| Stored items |
____

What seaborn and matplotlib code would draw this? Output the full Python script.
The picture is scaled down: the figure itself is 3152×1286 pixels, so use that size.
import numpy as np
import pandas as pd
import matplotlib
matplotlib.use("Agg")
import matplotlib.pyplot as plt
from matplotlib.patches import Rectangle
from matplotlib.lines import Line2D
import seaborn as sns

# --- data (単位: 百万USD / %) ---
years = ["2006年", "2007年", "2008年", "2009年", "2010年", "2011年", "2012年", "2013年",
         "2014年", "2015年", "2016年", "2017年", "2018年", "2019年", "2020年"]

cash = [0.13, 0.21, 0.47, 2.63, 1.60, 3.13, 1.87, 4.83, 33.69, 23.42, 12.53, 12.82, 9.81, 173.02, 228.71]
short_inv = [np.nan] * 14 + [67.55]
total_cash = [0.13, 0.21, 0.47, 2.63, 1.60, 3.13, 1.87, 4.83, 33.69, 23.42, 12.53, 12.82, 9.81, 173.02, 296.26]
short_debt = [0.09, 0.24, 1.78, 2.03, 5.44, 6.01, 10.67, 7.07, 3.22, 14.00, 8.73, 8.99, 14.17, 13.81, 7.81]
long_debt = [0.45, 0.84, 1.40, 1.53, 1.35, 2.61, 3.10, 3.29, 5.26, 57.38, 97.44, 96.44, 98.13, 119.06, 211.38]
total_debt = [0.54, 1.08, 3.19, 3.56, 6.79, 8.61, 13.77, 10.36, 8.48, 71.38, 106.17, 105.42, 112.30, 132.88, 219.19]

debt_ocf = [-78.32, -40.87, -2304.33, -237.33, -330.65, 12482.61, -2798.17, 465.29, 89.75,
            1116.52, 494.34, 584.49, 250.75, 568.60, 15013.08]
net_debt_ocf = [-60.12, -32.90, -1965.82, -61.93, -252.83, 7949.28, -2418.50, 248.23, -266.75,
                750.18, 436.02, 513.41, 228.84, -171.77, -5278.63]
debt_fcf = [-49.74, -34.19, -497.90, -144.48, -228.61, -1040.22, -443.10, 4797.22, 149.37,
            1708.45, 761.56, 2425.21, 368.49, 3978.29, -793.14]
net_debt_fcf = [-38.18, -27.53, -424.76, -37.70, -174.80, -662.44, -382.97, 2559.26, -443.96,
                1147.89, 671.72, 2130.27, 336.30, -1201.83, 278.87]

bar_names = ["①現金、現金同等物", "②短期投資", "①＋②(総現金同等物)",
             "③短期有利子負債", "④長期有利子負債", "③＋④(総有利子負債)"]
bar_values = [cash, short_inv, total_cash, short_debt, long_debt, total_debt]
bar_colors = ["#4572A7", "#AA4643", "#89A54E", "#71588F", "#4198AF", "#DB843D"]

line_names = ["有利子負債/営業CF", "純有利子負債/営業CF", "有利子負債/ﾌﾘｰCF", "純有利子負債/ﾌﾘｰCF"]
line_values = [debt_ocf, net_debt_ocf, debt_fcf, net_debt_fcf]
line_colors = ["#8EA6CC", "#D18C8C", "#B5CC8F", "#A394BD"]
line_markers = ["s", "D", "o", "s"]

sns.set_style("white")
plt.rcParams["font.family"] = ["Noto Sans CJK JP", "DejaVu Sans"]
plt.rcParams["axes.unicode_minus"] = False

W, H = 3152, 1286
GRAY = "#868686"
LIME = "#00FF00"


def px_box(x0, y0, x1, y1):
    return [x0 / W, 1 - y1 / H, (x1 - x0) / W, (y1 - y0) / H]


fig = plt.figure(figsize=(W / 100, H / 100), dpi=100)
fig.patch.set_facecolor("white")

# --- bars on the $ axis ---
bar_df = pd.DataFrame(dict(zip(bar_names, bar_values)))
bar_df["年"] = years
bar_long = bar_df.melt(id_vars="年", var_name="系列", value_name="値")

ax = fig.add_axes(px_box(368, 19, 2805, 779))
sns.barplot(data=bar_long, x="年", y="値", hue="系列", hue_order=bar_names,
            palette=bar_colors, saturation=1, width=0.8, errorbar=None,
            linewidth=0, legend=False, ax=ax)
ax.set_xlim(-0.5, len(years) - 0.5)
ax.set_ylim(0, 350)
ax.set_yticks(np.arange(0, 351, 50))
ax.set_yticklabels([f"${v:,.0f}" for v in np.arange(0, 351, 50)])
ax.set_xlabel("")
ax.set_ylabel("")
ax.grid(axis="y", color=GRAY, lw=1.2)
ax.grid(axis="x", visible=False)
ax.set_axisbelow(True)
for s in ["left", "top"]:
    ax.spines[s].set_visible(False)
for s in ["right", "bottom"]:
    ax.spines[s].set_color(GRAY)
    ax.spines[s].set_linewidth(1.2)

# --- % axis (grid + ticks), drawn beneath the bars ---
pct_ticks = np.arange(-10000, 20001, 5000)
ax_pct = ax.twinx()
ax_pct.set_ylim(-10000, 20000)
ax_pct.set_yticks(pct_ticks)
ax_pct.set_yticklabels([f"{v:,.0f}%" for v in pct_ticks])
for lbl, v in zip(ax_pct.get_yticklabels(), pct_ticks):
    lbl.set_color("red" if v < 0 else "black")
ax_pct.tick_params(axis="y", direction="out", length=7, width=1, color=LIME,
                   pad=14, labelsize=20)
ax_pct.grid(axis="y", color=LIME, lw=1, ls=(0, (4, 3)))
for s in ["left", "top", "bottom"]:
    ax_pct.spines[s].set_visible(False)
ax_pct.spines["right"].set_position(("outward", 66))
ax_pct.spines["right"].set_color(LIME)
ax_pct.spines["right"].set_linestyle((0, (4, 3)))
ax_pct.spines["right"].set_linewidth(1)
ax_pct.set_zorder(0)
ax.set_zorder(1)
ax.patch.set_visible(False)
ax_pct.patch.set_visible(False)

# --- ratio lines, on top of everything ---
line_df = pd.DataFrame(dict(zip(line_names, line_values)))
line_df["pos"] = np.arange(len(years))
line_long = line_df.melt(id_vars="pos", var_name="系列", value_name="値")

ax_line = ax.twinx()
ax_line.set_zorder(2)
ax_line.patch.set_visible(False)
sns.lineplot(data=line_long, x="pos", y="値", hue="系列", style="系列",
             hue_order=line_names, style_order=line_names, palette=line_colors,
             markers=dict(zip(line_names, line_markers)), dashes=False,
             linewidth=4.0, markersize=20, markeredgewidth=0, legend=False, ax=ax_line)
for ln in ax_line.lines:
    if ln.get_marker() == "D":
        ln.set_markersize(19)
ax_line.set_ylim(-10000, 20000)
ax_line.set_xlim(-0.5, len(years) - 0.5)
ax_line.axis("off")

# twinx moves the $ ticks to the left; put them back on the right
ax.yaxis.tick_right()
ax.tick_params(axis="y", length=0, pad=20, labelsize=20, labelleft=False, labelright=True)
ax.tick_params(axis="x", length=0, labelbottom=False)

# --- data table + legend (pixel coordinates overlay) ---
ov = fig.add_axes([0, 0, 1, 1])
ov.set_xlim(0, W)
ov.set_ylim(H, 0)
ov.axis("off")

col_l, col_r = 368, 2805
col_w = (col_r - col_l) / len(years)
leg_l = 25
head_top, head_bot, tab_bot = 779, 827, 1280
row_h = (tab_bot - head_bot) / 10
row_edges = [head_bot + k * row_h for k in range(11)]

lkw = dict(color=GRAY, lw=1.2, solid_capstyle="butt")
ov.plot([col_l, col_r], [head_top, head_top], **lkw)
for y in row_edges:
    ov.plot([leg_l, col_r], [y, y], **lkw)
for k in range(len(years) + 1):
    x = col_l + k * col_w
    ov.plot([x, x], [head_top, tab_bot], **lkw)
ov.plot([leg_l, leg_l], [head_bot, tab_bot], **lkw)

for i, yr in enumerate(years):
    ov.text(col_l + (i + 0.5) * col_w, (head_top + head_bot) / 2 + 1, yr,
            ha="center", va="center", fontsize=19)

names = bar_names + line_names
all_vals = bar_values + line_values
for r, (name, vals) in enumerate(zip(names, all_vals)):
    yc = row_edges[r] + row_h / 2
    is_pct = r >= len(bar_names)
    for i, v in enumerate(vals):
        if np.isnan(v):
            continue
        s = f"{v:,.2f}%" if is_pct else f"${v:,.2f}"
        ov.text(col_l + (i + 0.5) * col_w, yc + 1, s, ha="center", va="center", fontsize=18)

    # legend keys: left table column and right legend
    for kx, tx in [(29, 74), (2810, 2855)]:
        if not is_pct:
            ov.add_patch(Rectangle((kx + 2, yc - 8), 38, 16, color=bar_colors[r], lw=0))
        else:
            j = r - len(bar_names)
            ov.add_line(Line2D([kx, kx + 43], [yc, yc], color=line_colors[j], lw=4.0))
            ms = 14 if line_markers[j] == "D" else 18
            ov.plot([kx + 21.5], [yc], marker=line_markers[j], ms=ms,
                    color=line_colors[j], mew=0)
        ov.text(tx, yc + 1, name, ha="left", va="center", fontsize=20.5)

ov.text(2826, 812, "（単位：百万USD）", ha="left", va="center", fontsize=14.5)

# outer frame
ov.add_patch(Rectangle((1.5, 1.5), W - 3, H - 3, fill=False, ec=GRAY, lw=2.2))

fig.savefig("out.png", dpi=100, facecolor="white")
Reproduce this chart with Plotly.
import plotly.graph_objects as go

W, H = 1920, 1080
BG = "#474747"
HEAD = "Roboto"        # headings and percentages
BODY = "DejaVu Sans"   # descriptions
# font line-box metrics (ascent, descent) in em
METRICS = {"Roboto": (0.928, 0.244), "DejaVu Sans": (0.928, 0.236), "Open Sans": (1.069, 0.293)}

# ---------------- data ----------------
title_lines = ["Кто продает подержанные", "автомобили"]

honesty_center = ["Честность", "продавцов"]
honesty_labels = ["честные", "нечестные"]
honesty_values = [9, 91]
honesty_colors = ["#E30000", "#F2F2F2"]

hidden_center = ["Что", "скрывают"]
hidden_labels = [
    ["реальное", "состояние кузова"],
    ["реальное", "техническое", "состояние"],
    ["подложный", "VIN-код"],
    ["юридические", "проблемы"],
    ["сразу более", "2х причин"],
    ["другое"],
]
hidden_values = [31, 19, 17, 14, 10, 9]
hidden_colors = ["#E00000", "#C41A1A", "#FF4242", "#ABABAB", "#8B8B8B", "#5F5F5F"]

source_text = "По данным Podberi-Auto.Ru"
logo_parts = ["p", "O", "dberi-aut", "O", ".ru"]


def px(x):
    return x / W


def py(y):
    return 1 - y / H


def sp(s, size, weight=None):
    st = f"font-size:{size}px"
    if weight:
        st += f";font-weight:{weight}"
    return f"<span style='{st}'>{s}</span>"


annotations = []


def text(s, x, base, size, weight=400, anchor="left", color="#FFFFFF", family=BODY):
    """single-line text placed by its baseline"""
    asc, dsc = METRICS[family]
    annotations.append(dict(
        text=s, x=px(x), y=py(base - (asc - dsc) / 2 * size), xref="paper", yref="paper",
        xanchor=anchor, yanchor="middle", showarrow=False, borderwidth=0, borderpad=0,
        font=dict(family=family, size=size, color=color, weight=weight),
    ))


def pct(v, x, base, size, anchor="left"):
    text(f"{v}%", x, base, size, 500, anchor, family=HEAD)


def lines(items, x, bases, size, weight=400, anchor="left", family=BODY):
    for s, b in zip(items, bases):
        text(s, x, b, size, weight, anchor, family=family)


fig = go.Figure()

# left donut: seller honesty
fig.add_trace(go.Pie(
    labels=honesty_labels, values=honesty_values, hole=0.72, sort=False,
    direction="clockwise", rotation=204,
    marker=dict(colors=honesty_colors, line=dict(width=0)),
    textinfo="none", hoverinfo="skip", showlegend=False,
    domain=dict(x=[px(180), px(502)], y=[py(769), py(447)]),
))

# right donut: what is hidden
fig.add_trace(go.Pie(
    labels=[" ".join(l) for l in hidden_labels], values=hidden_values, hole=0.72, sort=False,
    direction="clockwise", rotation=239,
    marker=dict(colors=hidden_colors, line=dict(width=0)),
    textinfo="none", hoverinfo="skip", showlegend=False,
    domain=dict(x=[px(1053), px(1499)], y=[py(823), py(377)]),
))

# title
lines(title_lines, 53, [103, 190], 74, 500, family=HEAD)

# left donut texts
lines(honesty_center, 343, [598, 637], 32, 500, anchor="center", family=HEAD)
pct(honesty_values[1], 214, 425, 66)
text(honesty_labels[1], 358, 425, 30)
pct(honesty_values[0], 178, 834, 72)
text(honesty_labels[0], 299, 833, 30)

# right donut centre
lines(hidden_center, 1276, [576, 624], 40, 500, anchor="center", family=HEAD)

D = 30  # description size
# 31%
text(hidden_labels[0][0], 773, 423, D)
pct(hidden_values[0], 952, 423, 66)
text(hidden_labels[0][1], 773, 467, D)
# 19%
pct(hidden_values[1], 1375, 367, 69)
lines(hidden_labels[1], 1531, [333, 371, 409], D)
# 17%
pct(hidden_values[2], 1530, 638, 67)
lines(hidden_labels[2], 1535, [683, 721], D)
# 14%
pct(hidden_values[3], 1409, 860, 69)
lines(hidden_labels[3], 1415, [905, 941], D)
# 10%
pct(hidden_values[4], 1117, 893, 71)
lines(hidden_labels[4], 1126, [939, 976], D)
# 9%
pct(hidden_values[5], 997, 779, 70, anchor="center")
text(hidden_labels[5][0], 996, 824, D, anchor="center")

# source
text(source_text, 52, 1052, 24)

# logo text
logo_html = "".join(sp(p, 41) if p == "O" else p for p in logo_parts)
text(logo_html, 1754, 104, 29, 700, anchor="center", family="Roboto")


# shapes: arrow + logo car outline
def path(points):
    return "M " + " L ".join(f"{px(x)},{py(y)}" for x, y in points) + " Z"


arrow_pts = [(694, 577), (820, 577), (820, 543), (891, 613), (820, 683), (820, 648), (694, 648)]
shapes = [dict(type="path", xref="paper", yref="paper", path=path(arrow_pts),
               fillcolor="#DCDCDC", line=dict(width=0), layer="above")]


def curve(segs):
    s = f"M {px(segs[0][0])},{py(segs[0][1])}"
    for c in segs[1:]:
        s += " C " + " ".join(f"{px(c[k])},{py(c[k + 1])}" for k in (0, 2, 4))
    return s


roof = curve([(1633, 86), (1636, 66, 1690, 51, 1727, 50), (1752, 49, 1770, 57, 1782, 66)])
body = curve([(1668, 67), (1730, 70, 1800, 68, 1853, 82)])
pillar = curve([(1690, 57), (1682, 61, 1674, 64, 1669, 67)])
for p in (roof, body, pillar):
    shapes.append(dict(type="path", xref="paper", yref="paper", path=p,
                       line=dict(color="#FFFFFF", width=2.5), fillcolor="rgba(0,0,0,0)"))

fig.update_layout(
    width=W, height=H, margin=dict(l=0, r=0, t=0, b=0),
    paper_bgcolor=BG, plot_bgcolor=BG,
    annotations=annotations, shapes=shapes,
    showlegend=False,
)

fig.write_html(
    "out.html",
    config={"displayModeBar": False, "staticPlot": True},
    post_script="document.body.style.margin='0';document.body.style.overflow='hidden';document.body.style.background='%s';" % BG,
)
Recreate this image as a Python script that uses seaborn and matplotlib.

____

| YOUR GOAL |
Which lines in the data above contain "this"? Show each one.

| EXERCISE SOLUTION |
What seaborn and matplotlib code would draw this? Output the full Python script.
Reproduce this chart with Plotly.
Recreate this image as a Python script that uses seaborn and matplotlib.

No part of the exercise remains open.